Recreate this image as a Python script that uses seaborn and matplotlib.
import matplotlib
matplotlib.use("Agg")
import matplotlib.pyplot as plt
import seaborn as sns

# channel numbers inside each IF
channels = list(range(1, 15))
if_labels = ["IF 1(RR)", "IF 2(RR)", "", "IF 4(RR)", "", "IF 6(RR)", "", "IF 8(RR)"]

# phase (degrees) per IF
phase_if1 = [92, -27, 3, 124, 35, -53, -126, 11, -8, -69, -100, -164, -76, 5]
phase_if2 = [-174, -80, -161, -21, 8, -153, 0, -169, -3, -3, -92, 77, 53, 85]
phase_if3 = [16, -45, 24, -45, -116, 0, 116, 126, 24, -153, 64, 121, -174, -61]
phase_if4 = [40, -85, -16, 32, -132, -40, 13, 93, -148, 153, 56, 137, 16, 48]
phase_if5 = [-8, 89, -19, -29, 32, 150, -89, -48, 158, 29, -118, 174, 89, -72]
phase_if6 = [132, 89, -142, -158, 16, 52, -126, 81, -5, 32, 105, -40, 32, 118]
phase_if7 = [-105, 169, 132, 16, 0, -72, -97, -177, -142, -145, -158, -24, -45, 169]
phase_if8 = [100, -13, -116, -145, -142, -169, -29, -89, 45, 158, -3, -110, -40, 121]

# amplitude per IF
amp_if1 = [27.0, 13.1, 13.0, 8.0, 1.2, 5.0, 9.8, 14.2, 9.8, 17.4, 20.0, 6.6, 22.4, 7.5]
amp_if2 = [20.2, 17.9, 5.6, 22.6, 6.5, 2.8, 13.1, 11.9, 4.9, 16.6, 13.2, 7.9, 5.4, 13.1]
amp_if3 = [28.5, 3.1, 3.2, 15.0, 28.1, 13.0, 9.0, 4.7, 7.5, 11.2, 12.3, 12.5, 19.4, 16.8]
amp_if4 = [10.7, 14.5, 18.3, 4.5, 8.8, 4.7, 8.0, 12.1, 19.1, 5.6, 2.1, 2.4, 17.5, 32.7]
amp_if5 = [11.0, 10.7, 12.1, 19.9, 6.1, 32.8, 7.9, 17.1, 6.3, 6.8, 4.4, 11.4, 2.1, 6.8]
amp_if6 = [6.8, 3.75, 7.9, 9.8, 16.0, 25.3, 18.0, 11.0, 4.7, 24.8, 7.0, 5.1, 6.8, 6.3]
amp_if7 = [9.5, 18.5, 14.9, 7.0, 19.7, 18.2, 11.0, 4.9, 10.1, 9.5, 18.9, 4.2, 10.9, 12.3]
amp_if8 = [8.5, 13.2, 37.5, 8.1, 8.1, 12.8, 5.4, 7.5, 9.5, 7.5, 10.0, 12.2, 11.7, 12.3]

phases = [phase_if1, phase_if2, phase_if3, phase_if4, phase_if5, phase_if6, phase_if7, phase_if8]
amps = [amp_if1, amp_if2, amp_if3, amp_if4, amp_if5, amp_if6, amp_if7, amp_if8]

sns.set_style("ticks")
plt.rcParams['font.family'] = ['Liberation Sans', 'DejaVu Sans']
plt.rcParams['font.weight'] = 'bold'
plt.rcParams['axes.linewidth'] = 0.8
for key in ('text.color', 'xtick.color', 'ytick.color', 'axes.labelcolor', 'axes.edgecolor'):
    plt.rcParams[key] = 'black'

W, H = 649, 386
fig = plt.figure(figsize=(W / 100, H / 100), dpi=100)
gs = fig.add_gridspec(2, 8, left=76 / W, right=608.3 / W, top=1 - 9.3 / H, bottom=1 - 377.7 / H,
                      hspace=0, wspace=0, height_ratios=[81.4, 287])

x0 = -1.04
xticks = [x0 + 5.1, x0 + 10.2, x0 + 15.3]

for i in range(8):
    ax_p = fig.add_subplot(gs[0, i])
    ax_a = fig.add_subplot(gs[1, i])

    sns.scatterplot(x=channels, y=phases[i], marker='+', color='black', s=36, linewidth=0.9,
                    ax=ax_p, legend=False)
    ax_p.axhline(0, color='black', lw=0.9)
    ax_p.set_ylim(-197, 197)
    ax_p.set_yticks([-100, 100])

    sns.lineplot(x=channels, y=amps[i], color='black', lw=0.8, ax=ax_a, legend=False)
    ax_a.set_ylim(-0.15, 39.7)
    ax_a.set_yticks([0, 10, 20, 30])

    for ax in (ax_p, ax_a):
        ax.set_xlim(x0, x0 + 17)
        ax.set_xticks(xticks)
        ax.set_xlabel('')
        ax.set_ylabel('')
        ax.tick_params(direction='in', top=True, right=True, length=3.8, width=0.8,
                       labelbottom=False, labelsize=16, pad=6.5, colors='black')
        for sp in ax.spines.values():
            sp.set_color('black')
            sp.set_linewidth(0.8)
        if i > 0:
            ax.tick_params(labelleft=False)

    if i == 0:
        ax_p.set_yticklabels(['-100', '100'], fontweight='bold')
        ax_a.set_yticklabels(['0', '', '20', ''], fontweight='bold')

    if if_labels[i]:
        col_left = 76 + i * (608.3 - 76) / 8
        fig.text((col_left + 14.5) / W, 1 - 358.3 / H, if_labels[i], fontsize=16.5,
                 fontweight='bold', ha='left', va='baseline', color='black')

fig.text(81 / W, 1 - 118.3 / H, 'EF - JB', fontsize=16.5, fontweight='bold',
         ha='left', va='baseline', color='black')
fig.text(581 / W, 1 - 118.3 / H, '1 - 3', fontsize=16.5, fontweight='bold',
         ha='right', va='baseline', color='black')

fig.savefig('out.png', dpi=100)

• • •

STATED EXERCISE:
Copy every line of the material, please, keeping it exactly the same.

PROBLEM SOLUTION:
Recreate this image as a Python script that uses seaborn and matplotlib.
import matplotlib
matplotlib.use("Agg")
import matplotlib.pyplot as plt
import seaborn as sns

# channel numbers inside each IF
channels = list(range(1, 15))
if_labels = ["IF 1(RR)", "IF 2(RR)", "", "IF 4(RR)", "", "IF 6(RR)", "", "IF 8(RR)"]

# phase (degrees) per IF
phase_if1 = [92, -27, 3, 124, 35, -53, -126, 11, -8, -69, -100, -164, -76, 5]
phase_if2 = [-174, -80, -161, -21, 8, -153, 0, -169, -3, -3, -92, 77, 53, 85]
phase_if3 = [16, -45, 24, -45, -116, 0, 116, 126, 24, -153, 64, 121, -174, -61]
phase_if4 = [40, -85, -16, 32, -132, -40, 13, 93, -148, 153, 56, 137, 16, 48]
phase_if5 = [-8, 89, -19, -29, 32, 150, -89, -48, 158, 29, -118, 174, 89, -72]
phase_if6 = [132, 89, -142, -158, 16, 52, -126, 81, -5, 32, 105, -40, 32, 118]
phase_if7 = [-105, 169, 132, 16, 0, -72, -97, -177, -142, -145, -158, -24, -45, 169]
phase_if8 = [100, -13, -116, -145, -142, -169, -29, -89, 45, 158, -3, -110, -40, 121]

# amplitude per IF
amp_if1 = [27.0, 13.1, 13.0, 8.0, 1.2, 5.0, 9.8, 14.2, 9.8, 17.4, 20.0, 6.6, 22.4, 7.5]
amp_if2 = [20.2, 17.9, 5.6, 22.6, 6.5, 2.8, 13.1, 11.9, 4.9, 16.6, 13.2, 7.9, 5.4, 13.1]
amp_if3 = [28.5, 3.1, 3.2, 15.0, 28.1, 13.0, 9.0, 4.7, 7.5, 11.2, 12.3, 12.5, 19.4, 16.8]
amp_if4 = [10.7, 14.5, 18.3, 4.5, 8.8, 4.7, 8.0, 12.1, 19.1, 5.6, 2.1, 2.4, 17.5, 32.7]
amp_if5 = [11.0, 10.7, 12.1, 19.9, 6.1, 32.8, 7.9, 17.1, 6.3, 6.8, 4.4, 11.4, 2.1, 6.8]
amp_if6 = [6.8, 3.75, 7.9, 9.8, 16.0, 25.3, 18.0, 11.0, 4.7, 24.8, 7.0, 5.1, 6.8, 6.3]
amp_if7 = [9.5, 18.5, 14.9, 7.0, 19.7, 18.2, 11.0, 4.9, 10.1, 9.5, 18.9, 4.2, 10.9, 12.3]
amp_if8 = [8.5, 13.2, 37.5, 8.1, 8.1, 12.8, 5.4, 7.5, 9.5, 7.5, 10.0, 12.2, 11.7, 12.3]

phases = [phase_if1, phase_if2, phase_if3, phase_if4, phase_if5, phase_if6, phase_if7, phase_if8]
amps = [amp_if1, amp_if2, amp_if3, amp_if4, amp_if5, amp_if6, amp_if7, amp_if8]

sns.set_style("ticks")
plt.rcParams['font.family'] = ['Liberation Sans', 'DejaVu Sans']
plt.rcParams['font.weight'] = 'bold'
plt.rcParams['axes.linewidth'] = 0.8
for key in ('text.color', 'xtick.color', 'ytick.color', 'axes.labelcolor', 'axes.edgecolor'):
    plt.rcParams[key] = 'black'

W, H = 649, 386
fig = plt.figure(figsize=(W / 100, H / 100), dpi=100)
gs = fig.add_gridspec(2, 8, left=76 / W, right=608.3 / W, top=1 - 9.3 / H, bottom=1 - 377.7 / H,
                      hspace=0, wspace=0, height_ratios=[81.4, 287])

x0 = -1.04
xticks = [x0 + 5.1, x0 + 10.2, x0 + 15.3]

for i in range(8):
    ax_p = fig.add_subplot(gs[0, i])
    ax_a = fig.add_subplot(gs[1, i])

    sns.scatterplot(x=channels, y=phases[i], marker='+', color='black', s=36, linewidth=0.9,
                    ax=ax_p, legend=False)
    ax_p.axhline(0, color='black', lw=0.9)
    ax_p.set_ylim(-197, 197)
    ax_p.set_yticks([-100, 100])

    sns.lineplot(x=channels, y=amps[i], color='black', lw=0.8, ax=ax_a, legend=False)
    ax_a.set_ylim(-0.15, 39.7)
    ax_a.set_yticks([0, 10, 20, 30])

    for ax in (ax_p, ax_a):
        ax.set_xlim(x0, x0 + 17)
        ax.set_xticks(xticks)
        ax.set_xlabel('')
        ax.set_ylabel('')
        ax.tick_params(direction='in', top=True, right=True, length=3.8, width=0.8,
                       labelbottom=False, labelsize=16, pad=6.5, colors='black')
        for sp in ax.spines.values():
            sp.set_color('black')
            sp.set_linewidth(0.8)
        if i > 0:
            ax.tick_params(labelleft=False)

    if i == 0:
        ax_p.set_yticklabels(['-100', '100'], fontweight='bold')
        ax_a.set_yticklabels(['0', '', '20', ''], fontweight='bold')

    if if_labels[i]:
        col_left = 76 + i * (608.3 - 76) / 8
        fig.text((col_left + 14.5) / W, 1 - 358.3 / H, if_labels[i], fontsize=16.5,
                 fontweight='bold', ha='left', va='baseline', color='black')

fig.text(81 / W, 1 - 118.3 / H, 'EF - JB', fontsize=16.5, fontweight='bold',
         ha='left', va='baseline', color='black')
fig.text(581 / W, 1 - 118.3 / H, '1 - 3', fontsize=16.5, fontweight='bold',
         ha='right', va='baseline', color='black')

fig.savefig('out.png', dpi=100)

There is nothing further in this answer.